Es irónico que muchos de los mismos agricultores que están a punto de perderlo todo hayan votado y apoyado al presidente y a la administración nacional que les está haciendo esto. Es casi como la anécdota graciosa que me contó un amigo que dejó la Ciudad de México en una época en que la ciudad tenía niveles récord de smog para vivir en el aire limpio de Mérida, en la península de Yucatán.
Extrañaba tanto el smog que siempre estaba atento a los autos viejos que echaban humo por el escape. El smog es a veces una maldición, como las leyes laborales y las políticas nacionales actuales que afectan a los agricultores en Estados Unidos.
Me recuerda la historia bíblica de los hijos de Adán y Eva, Caín y Abel, y el origen del primer asesinato documentado en las Escrituras. Caín era agricultor y Abel pastor de ovejas.

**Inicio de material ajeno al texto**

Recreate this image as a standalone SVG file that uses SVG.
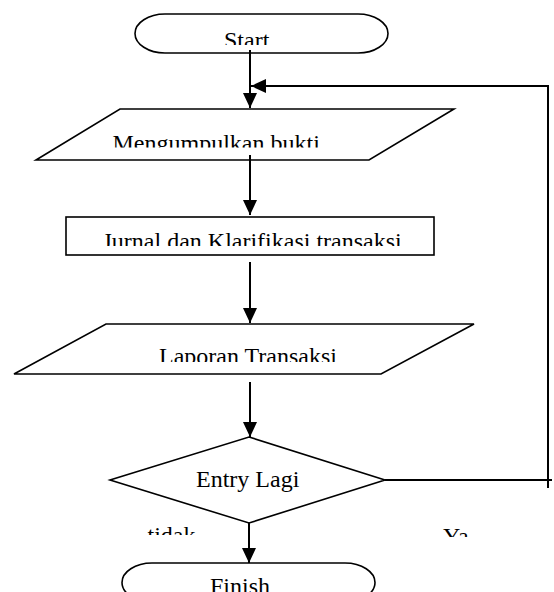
<svg xmlns="http://www.w3.org/2000/svg" width="554" height="592" viewBox="0 0 554 592">
<style>
.shape{fill:#fff;stroke:#000;stroke-width:1.6}
.conn{fill:none;stroke:#000;stroke-width:2}
.lbl{font-family:"Liberation Serif","Times New Roman",serif;font-size:24px;fill:#000}
</style>
<defs>
<marker id="arr" viewBox="0 0 15 14" refX="15" refY="7" markerWidth="15" markerHeight="14" markerUnits="userSpaceOnUse" orient="auto">
<path d="M0,0 L15,7 L0,14 z" fill="#000"/>
</marker>
<clipPath id="cStart"><rect x="0" y="0" width="554" height="45"/></clipPath>
<clipPath id="cMeng"><rect x="0" y="100" width="554" height="47.5"/></clipPath>
<clipPath id="cJur"><rect x="0" y="220" width="554" height="26"/></clipPath>
<clipPath id="cLap"><rect x="0" y="330" width="554" height="32"/></clipPath>
<clipPath id="cTid"><rect x="0" y="510" width="554" height="25"/></clipPath>
<clipPath id="cYa"><rect x="0" y="510" width="554" height="27"/></clipPath>
</defs>
<rect width="554" height="592" fill="#fff"/>
<g id="start">
<rect class="shape" x="135" y="14" width="253" height="39" rx="30" ry="19.5"/>
<text class="lbl" x="224" y="47.5" clip-path="url(#cStart)">Start</text>
</g>
<g id="mengumpulkan">
<polygon class="shape" points="120,109 454,109 369,160 36,160"/>
<text class="lbl" x="112.5" y="151" clip-path="url(#cMeng)">Mengumpulkan bukti</text>
</g>
<g id="jurnal">
<rect class="shape" x="66" y="217" width="368" height="38"/>
<text class="lbl" x="102.5" y="249" clip-path="url(#cJur)">Jurnal dan Klarifikasi transaksi</text>
</g>
<g id="laporan">
<polygon class="shape" points="106,324 474,324 381,374 14,374"/>
<text class="lbl" x="159" y="364" clip-path="url(#cLap)">Laporan Transaksi</text>
</g>
<g id="entry">
<polygon class="shape" points="249,437 385,480 249,523 110,480"/>
<text class="lbl" x="196" y="487">Entry Lagi</text>
</g>
<g id="finish">
<rect class="shape" x="122" y="563" width="253" height="39" rx="30" ry="19.5"/>
<text class="lbl" x="210" y="594">Finish</text>
</g>
<g id="connectors">
<line class="conn" x1="250" y1="50" x2="250" y2="108" marker-end="url(#arr)"/>
<polyline class="conn" points="385,480 552,480"/>
<polyline class="conn" points="548,488 548,86 251,86" marker-end="url(#arr)"/>
<line class="conn" x1="250" y1="155" x2="250" y2="215" marker-end="url(#arr)"/>
<line class="conn" x1="250" y1="262" x2="250" y2="323" marker-end="url(#arr)"/>
<line class="conn" x1="250" y1="382" x2="250" y2="437" marker-end="url(#arr)"/>
<line class="conn" x1="249" y1="523" x2="249" y2="563" marker-end="url(#arr)"/>
<text class="lbl" x="147.5" y="543" clip-path="url(#cTid)">tidak</text>
<text class="lbl" x="443" y="544" clip-path="url(#cYa)">Ya</text>
</g>
</svg>
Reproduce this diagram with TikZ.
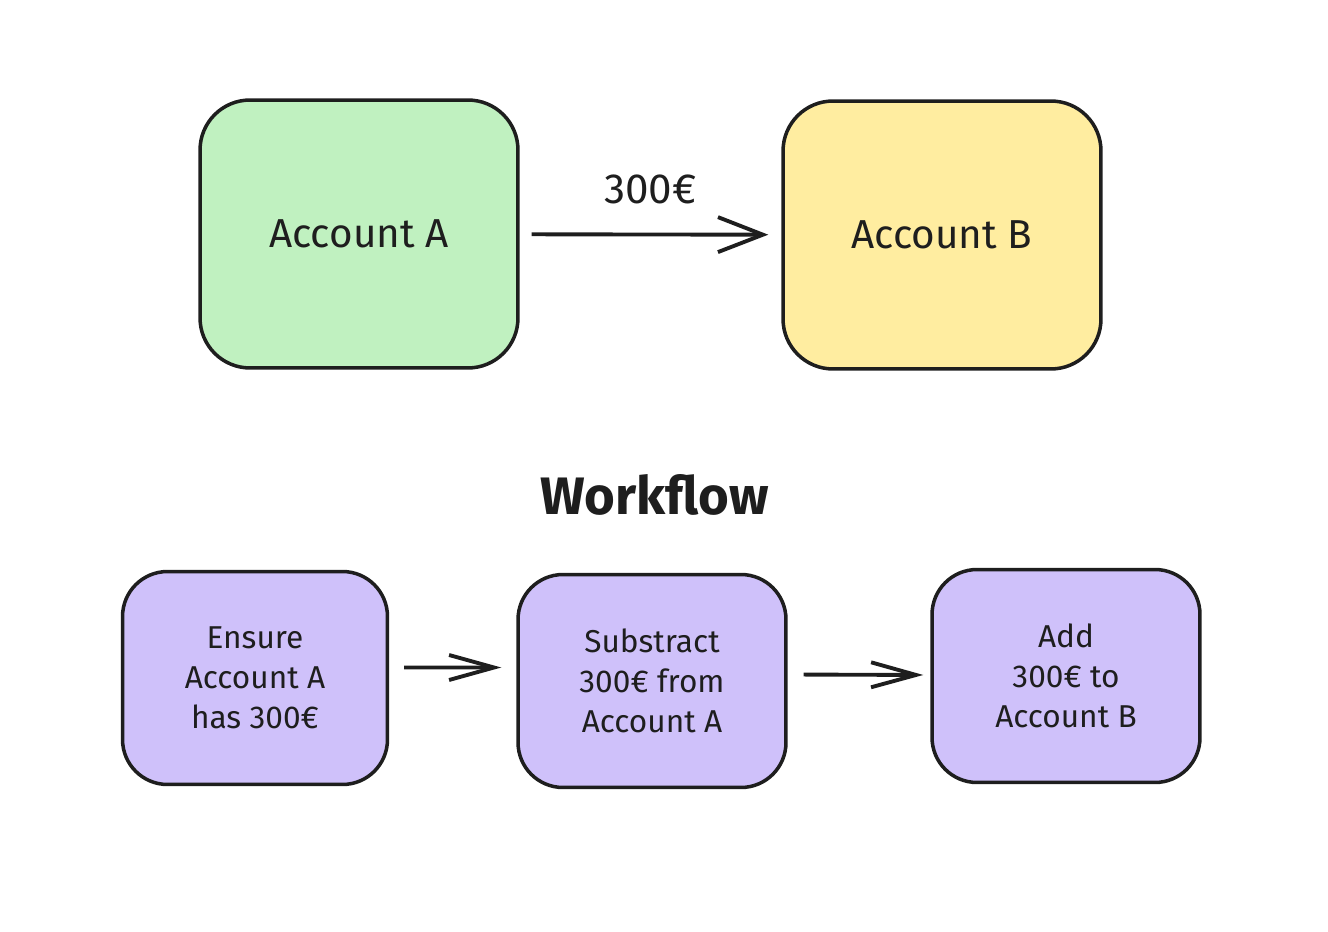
\documentclass[tikz,border=0pt]{standalone}
\usepackage{fontspec}
\setmainfont{Fira Sans}
\usetikzlibrary{arrows.meta,positioning}
\definecolor{inkc}{HTML}{1E1E1E}
\definecolor{greenc}{HTML}{C0F1C0}
\definecolor{yellowc}{HTML}{FFEDA0}
\definecolor{violetc}{HTML}{CFC1FA}
\begin{document}
\begin{tikzpicture}[x=0.02cm, y=-0.02cm, auto, >={Straight Barb[length=0.9cm,width=0.7cm,line width=2.2pt]},
                    every edge/.style={draw=inkc, line width=2.2pt},
                    account/.style={draw=inkc, line width=2pt, rounded corners=1cm,
                                    minimum width=6.36cm, minimum height=5.36cm,
                                    font=\fontsize{23}{27}\selectfont, text=inkc},
                    task/.style={draw=inkc, line width=2pt, rounded corners=0.9cm, fill=violetc,
                                 minimum width=5.3cm, minimum height=4.26cm, align=center,
                                 font=\fontsize{18}{22.7}\selectfont, text=inkc}]

\useasboundingbox (0,0) rectangle (1328,932);

\node[account, fill=greenc] (A) at (359,234) {Account A};
\node[account, fill=yellowc] (B) at (942,235) {Account B};

\node[font=\fontsize{30}{34}\selectfont\bfseries, text=inkc] (W) at (655,495) {Workflow};

\node[task] (T1) at (255,678) {Ensure\\Account A\\has 300€};
\node[task, minimum width=5.36cm] (T2) at (652,681) {Substract\\300€ from\\Account A};
\node[task, minimum width=5.36cm] (T3) at (1066,676) {Add\\300€ to\\Account B};

\path[->]
(A) edge [shorten <=0.24cm, shorten >=0.26cm] node [text=inkc, font=\fontsize{24}{28}\selectfont, yshift=0.45cm] {300€} (B)
([yshift=0.21cm]T1.east) edge [shorten <=0.3cm, shorten >=0.3cm, >={Straight Barb[length=0.9cm,width=0.5cm,line width=2.2pt]}] ([yshift=0.27cm]T2.west)
([yshift=0.13cm]T2.east) edge [shorten <=0.32cm, shorten >=0.14cm, >={Straight Barb[length=0.9cm,width=0.5cm,line width=2.2pt]}] ([yshift=0.02cm]T3.west);
\end{tikzpicture}
\end{document}
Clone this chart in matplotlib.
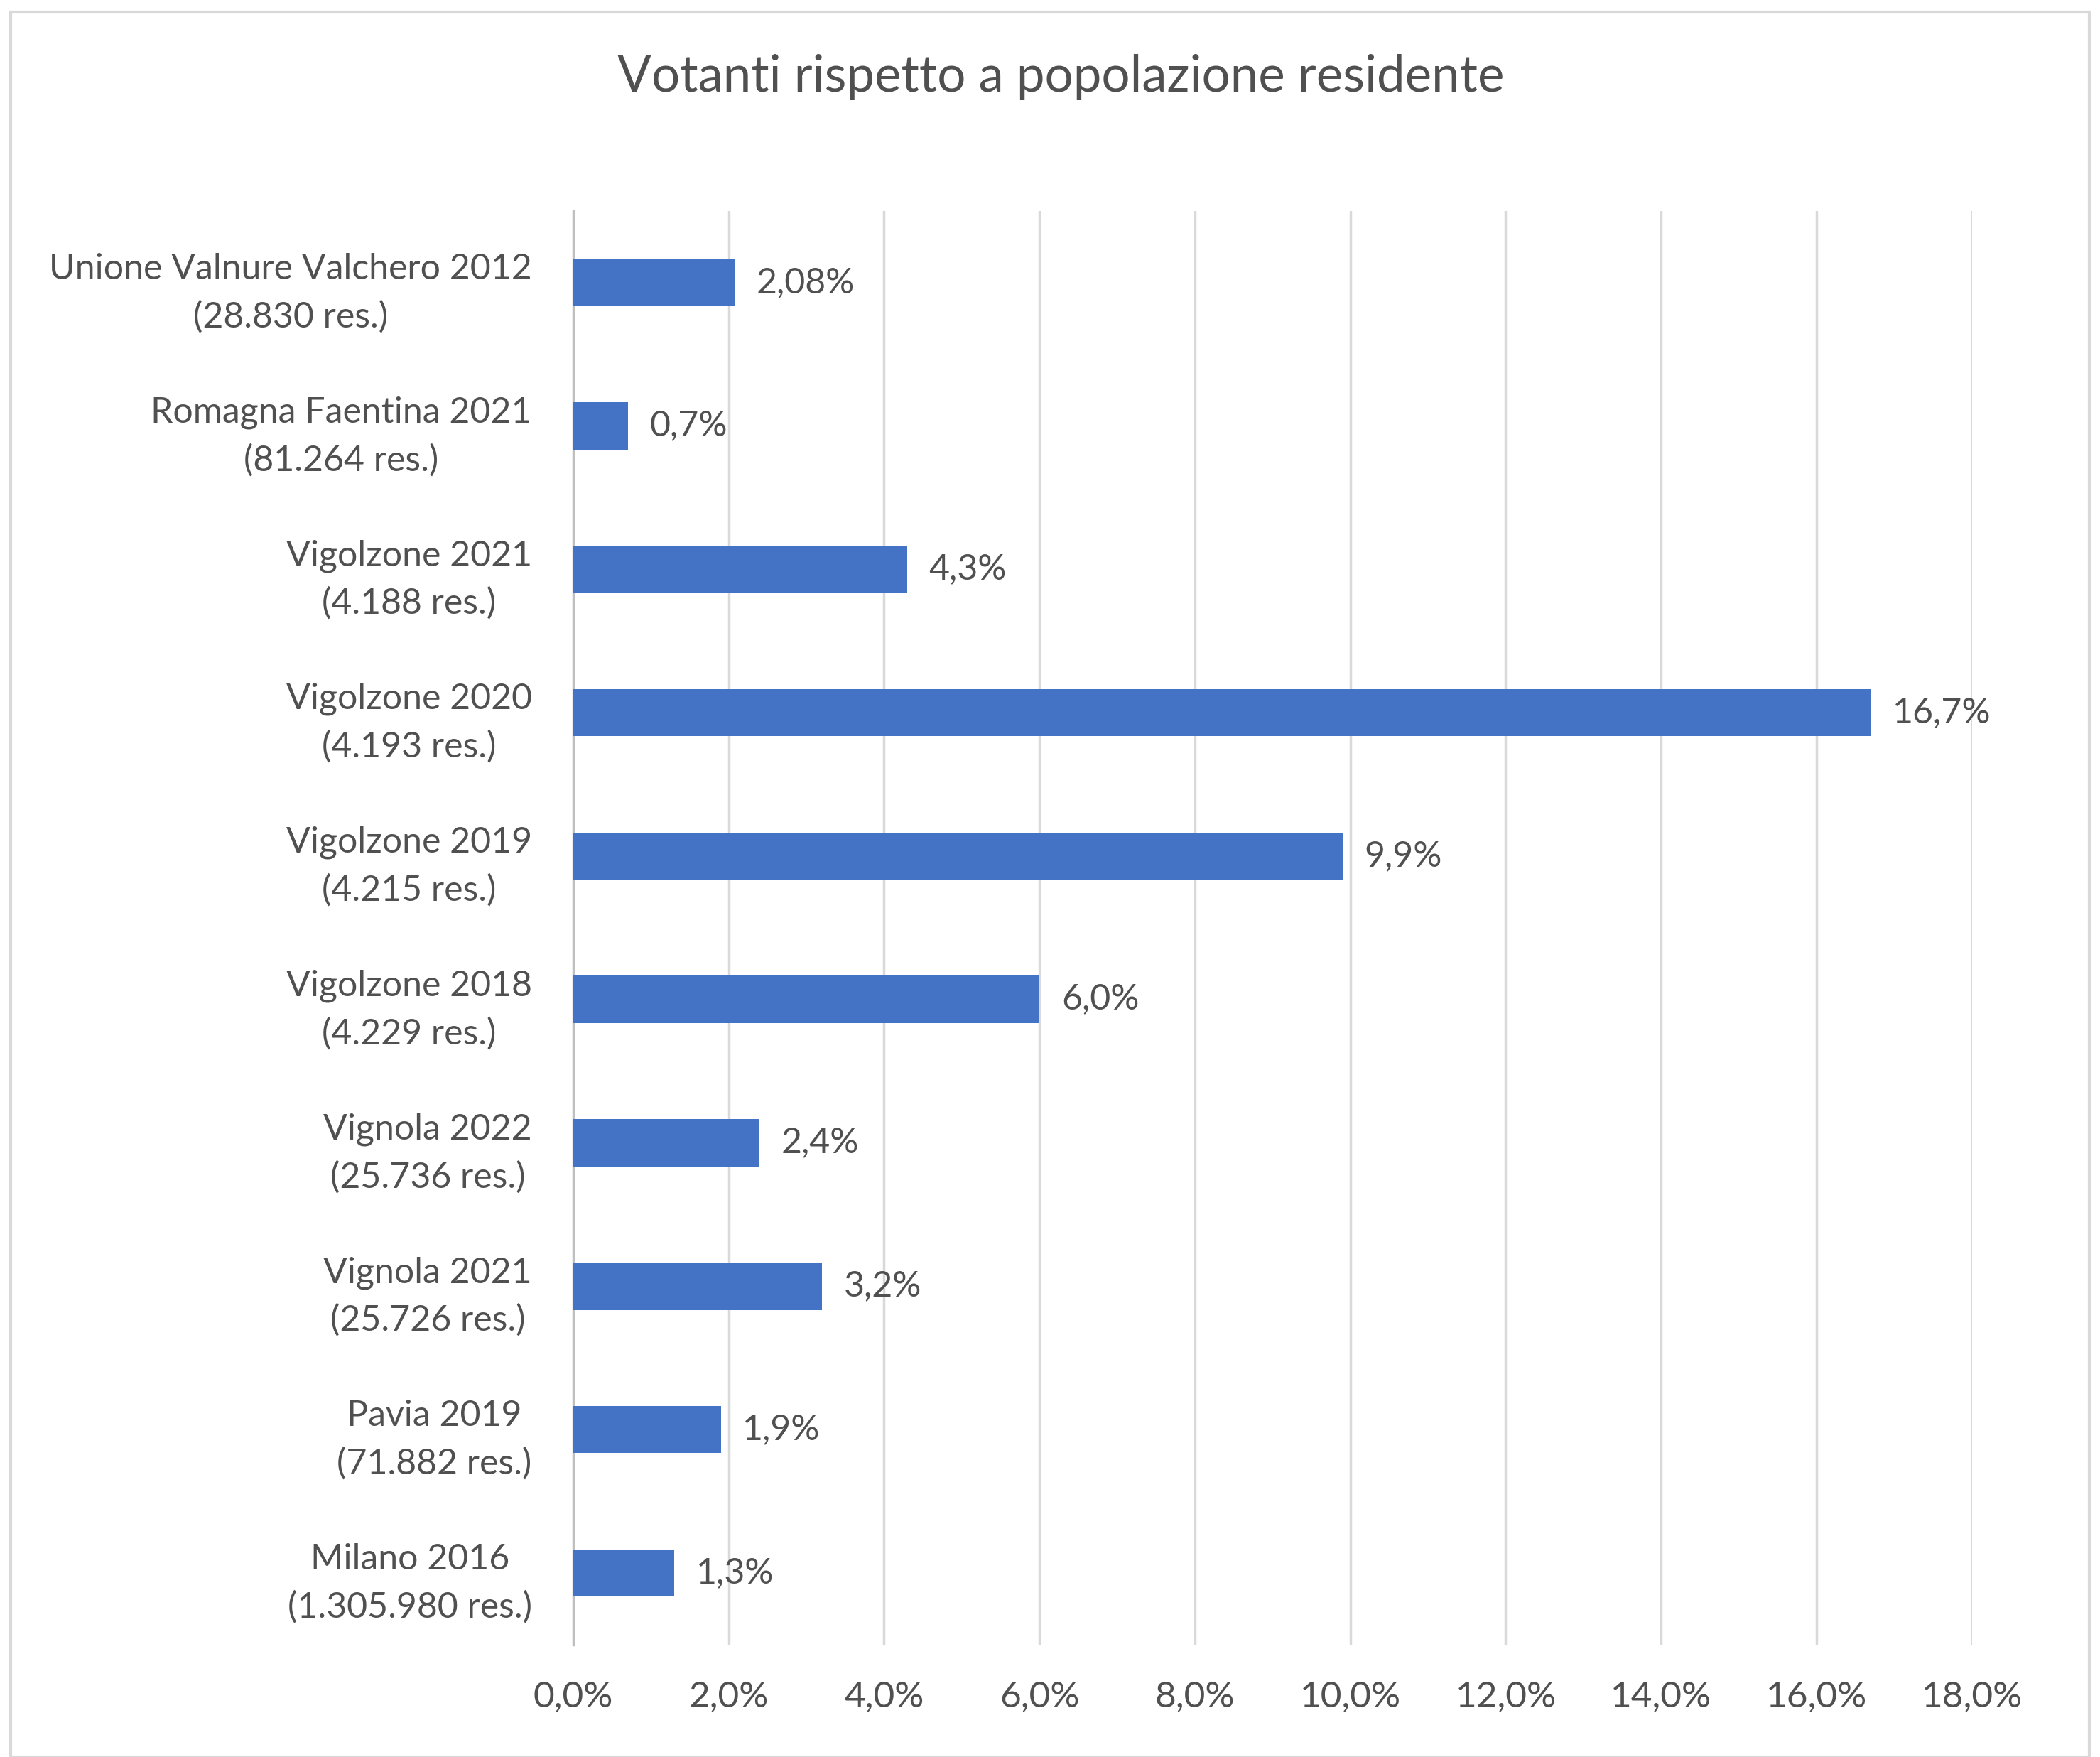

No sé si ahora, pero en ese momento, Dios prefería a los pastores de ovejas sobre los agricultores y lo expresó en el altar del sacrificio. Fue debido al prejuicio declarado de Dios contra los agricultores que Caín llegó a matar a su hermano Abel y fue desterrado de la comunidad. Como parte de una familia de agricultores y trabajadores agrícolas durante mis primeros años, vi cómo el clima, la sequía, el riego y los pesticidas, entre otras cosas, afectaban el crecimiento y el rendimiento de los cultivos. Sumarle la escasez de mano de obra y las políticas diseñadas para destruir un estilo de vida es, sin duda, una maldición.
Los agricultores estadounidenses probablemente creen que gozan de la gracia de Dios. Ojalá que todavía no esté pensando en Caín.